Directions: The lines from the top of the material through the line with "const values = [55, 45];" are to be set down exactly. Leave the pictures out.

Raw data:
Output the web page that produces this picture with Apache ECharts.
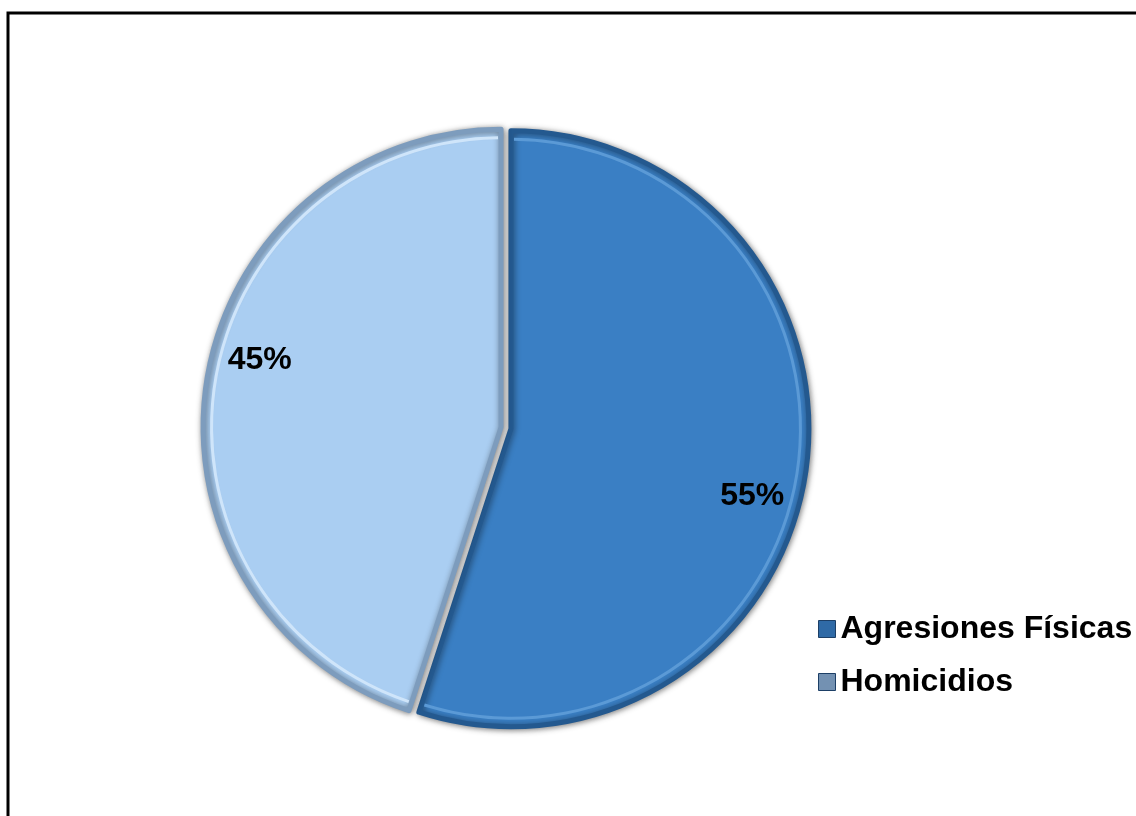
<!DOCTYPE html>
<html>
<head>
<meta charset="utf-8">
<script src="https://cdn.jsdelivr.net/npm/echarts@6/dist/echarts.min.js"></script>
<style>
  html, body { margin: 0; padding: 0; background: #fff; }
  #chart { width: 1136px; height: 816px; }
</style>
</head>
<body>
<div id="chart"></div>
<script>
// categories and shares (percent)
const categories = ["Agresiones Físicas", "Homicidios"];
const values = [55, 45];

const sliceColors = ["#3a7fc4", "#aacef2"];
const edgeColors = ["#24598f", "#7d9cbd"];
const glossColors = ["#5b9ad6", "#cfe5fa"];
const iconColors = ["#2f6aa6", "#7391b2"];

var myChart = echarts.init(document.getElementById("chart"));

var font = "Liberation Sans, Arial, sans-serif";
var pieCenter = [506, 428];

myChart.setOption({
  animation: false,
  textStyle: { fontFamily: font },
  graphic: [
    {
      type: "rect",
      shape: { x: 8, y: 13, width: 1140, height: 820 },
      style: { fill: "none", stroke: "#000", lineWidth: 3 },
      silent: true,
    },
  ],
  legend: {
    orient: "vertical",
    left: 818,
    top: 613,
    padding: 0,
    itemWidth: 17,
    itemHeight: 17,
    itemGap: 21,
    icon: "rect",
    selectedMode: false,
    textStyle: {
      fontSize: 32,
      fontWeight: "bold",
      color: "#000",
      fontFamily: font,
    },
    data: categories.map((name, i) => ({
      name: name,
      itemStyle: { color: iconColors[i], borderColor: "#1d3f66", borderWidth: 1 },
    })),
  },
  series: [
    {
      // the slices
      type: "pie",
      center: pieCenter,
      radius: 298,
      startAngle: 90,
      selectedMode: "multiple",
      selectedOffset: 5,
      silent: true,
      emphasis: { disabled: true },
      itemStyle: {
        borderWidth: 5,
        shadowBlur: 6,
        shadowColor: "rgba(0,0,0,0.45)",
        shadowOffsetX: 1,
        shadowOffsetY: 1,
      },
      label: { show: false },
      labelLine: { show: false },
      data: categories.map((name, i) => ({
        name: name,
        value: values[i],
        selected: true,
        itemStyle: { color: sliceColors[i], borderColor: edgeColors[i] },
      })),
    },
    {
      // thin light rim inside the bevel
      type: "pie",
      center: pieCenter,
      radius: [288, 291],
      startAngle: 90,
      selectedMode: "multiple",
      selectedOffset: 5,
      silent: true,
      emphasis: { disabled: true },
      padAngle: 1.2,
      label: { show: false },
      labelLine: { show: false },
      data: categories.map((name, i) => ({
        name: name,
        value: values[i],
        selected: true,
        itemStyle: { color: glossColors[i] },
      })),
    },
    {
      // transparent ring that only carries the percentage labels near the rim
      type: "pie",
      center: pieCenter,
      radius: [205, 290],
      startAngle: 83.5,
      selectedMode: "multiple",
      selectedOffset: 5,
      silent: true,
      emphasis: { disabled: true },
      itemStyle: { color: "rgba(0,0,0,0)" },
      label: {
        show: true,
        position: "inside",
        formatter: "{c}%",
        fontSize: 32,
        fontWeight: "bold",
        color: "#000",
        fontFamily: font,
      },
      labelLine: { show: false },
      data: categories.map((name, i) => ({
        name: name,
        value: values[i],
        selected: true,
      })),
    },
  ],
});
</script>
</body>
</html>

Completed task:
Output the web page that produces this picture with Apache ECharts.
<!DOCTYPE html>
<html>
<head>
<meta charset="utf-8">
<script src="https://cdn.jsdelivr.net/npm/echarts@6/dist/echarts.min.js"></script>
<style>
  html, body { margin: 0; padding: 0; background: #fff; }
  #chart { width: 1136px; height: 816px; }
</style>
</head>
<body>
<div id="chart"></div>
<script>
// categories and shares (percent)
const categories = ["Agresiones Físicas", "Homicidios"];
const values = [55, 45];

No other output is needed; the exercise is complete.